I didn't actually read the article, but according to Read-o-meter[1] it would take around 18 min, during which time the 15 second video would play 72 times, consuming 482MB of data!
If it was a "this site is 1.8MB and only a few paragraphs" comment then I'd agree - but if OP is correct (haven't personally verified) then that's a pretty valid and worthy comment IMO.
> Edit: Ha, caught out by my own dev setup, ie: disable cache when dev tools is open. My bad, feel free to ignore everything I said :)
I wouldn't feel too bad. Our homepage at Immuta originally had a background video near the top and when I was debugging something I looked at it and noticed it had downloaded 200MB from the server because it just kept looping over and over and re-downloading over and over while I had the web page open for a really long time. I practically freaked out, thought we were killing our bandwidth, etc. It took me probably at least an hour to realize that I had disable cache ticked =/
Perhaps HN and reddit should block every website with an average page size larger than 1-2 MB? That would give those sites some incentive to optimize their pages.

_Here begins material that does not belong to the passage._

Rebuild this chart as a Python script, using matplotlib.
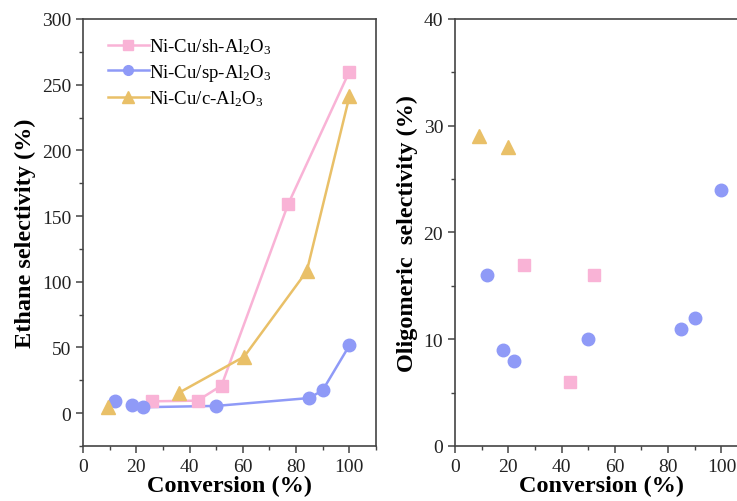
import matplotlib
matplotlib.use("Agg")
import matplotlib.pyplot as plt
from matplotlib.ticker import MultipleLocator

plt.rcParams['font.family'] = 'Liberation Serif'
plt.rcParams['mathtext.fontset'] = 'custom'
plt.rcParams['mathtext.rm'] = 'Liberation Serif'
plt.rcParams['mathtext.it'] = 'Liberation Serif:italic'
plt.rcParams['mathtext.bf'] = 'Liberation Serif:bold'

# ethane selectivity vs conversion
sh_conv = [26, 43, 52, 77, 100]
sh_ethane = [9, 9.5, 21, 159, 260]
sp_conv = [12, 18.5, 22.5, 50, 85, 90, 100]
sp_ethane = [9.5, 6.5, 4.5, 5.5, 11.5, 17.5, 51.5]
c_conv = [9.5, 36, 60.5, 84, 100]
c_ethane = [4.5, 15.5, 43, 108, 241]
# first points in each series are not joined by the line
sp_line_start = 2
c_line_start = 1

# oligomeric selectivity vs conversion
sh_conv2 = [26, 43, 52]
sh_olig = [17, 6, 16]
sp_conv2 = [12, 18, 22, 50, 85, 90, 100]
sp_olig = [16, 9, 8, 10, 11, 12, 24]
c_conv2 = [9, 20]
c_olig = [29, 28]

labels = ['Ni-Cu/sh-Al$_2$O$_3$', 'Ni-Cu/sp-Al$_2$O$_3$', 'Ni-Cu/c-Al$_2$O$_3$']
pink = '#F9B3D6'
blue = '#8F9AF7'
gold = '#E9C068'

fig = plt.figure(figsize=(7.37, 5.02), dpi=100)
ax1 = fig.add_axes([0.1126, 0.1096, 0.3976, 0.8506])
ax2 = fig.add_axes([0.6174, 0.1096, 0.3976, 0.8506])

lw = 1.8
# left panel: lines then markers so unconnected points still show
ax1.plot(sh_conv, sh_ethane, color=pink, lw=lw, zorder=2)
ax1.plot(sp_conv[sp_line_start:], sp_ethane[sp_line_start:], color=blue, lw=lw, zorder=2)
ax1.plot(c_conv[c_line_start:], c_ethane[c_line_start:], color=gold, lw=lw, zorder=2)
ax1.plot(sh_conv, sh_ethane, 's', color=pink, ms=8, zorder=3)
ax1.plot(sp_conv, sp_ethane, 'o', color=blue, ms=9, zorder=3)
ax1.plot(c_conv, c_ethane, '^', color=gold, ms=10, zorder=3)

# legend handles
h1, = ax1.plot([], [], '-s', color=pink, lw=lw, ms=7, label=labels[0])
h2, = ax1.plot([], [], '-o', color=blue, lw=lw, ms=7, label=labels[1])
h3, = ax1.plot([], [], '-^', color=gold, lw=lw, ms=8, label=labels[2])
ax1.legend(handles=[h1, h2, h3], loc='upper left', frameon=False, fontsize=13.5,
           handlelength=2.2, handletextpad=0.0, labelspacing=0.3,
           borderaxespad=0.3, bbox_to_anchor=(0.04, 0.99))

ax1.set_xlim(0, 110)
ax1.set_ylim(-25, 300)
ax1.xaxis.set_major_locator(MultipleLocator(20))
ax1.xaxis.set_minor_locator(MultipleLocator(10))
ax1.yaxis.set_major_locator(MultipleLocator(50))
ax1.yaxis.set_minor_locator(MultipleLocator(25))
ax1.set_xlabel('Conversion (%)', fontsize=17.5, fontweight='bold', labelpad=0)
ax1.set_ylabel('Ethane selectivity (%)', fontsize=17.5, fontweight='bold', labelpad=4)

# right panel: scatter only
ax2.plot(sh_conv2, sh_olig, 's', color=pink, ms=8)
ax2.plot(sp_conv2, sp_olig, 'o', color=blue, ms=9)
ax2.plot(c_conv2, c_olig, '^', color=gold, ms=10)
ax2.set_xlim(0, 110)
ax2.set_ylim(0, 40)
ax2.xaxis.set_major_locator(MultipleLocator(20))
ax2.xaxis.set_minor_locator(MultipleLocator(10))
ax2.yaxis.set_major_locator(MultipleLocator(10))
ax2.yaxis.set_minor_locator(MultipleLocator(5))
ax2.set_xlabel('Conversion (%)', fontsize=17.5, fontweight='bold', labelpad=0)
ax2.set_ylabel('Oligomeric  selectivity (%)', fontsize=17.5, fontweight='bold', labelpad=4)

for ax in (ax1, ax2):
    for sp in ax.spines.values():
        sp.set_color('#444444')
        sp.set_linewidth(1.2)
    ax.tick_params(which='major', direction='out', length=5, width=1.1,
                   labelsize=14, colors='#444444', labelcolor='#222222')
    ax.tick_params(which='minor', direction='out', length=3, width=1.0, colors='#444444')

fig.savefig('out.png', dpi=100)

Not really. HN traffic isn't really enough for most of those sites to notice. I'm certain that the only people at Bloomberg who would notice would be the reporters (who participate here) but they would probably have little sway over the technology and advertising platform, which would lose a lot of money getting rid of their auto-playing videos.
The lesson: break the rules and grow so fast that by the time regulators catch up, you can put on a show of reforming and still keep most of the value that you created.
Admirable disruption or horrible cheating? I don't know how to feel about it.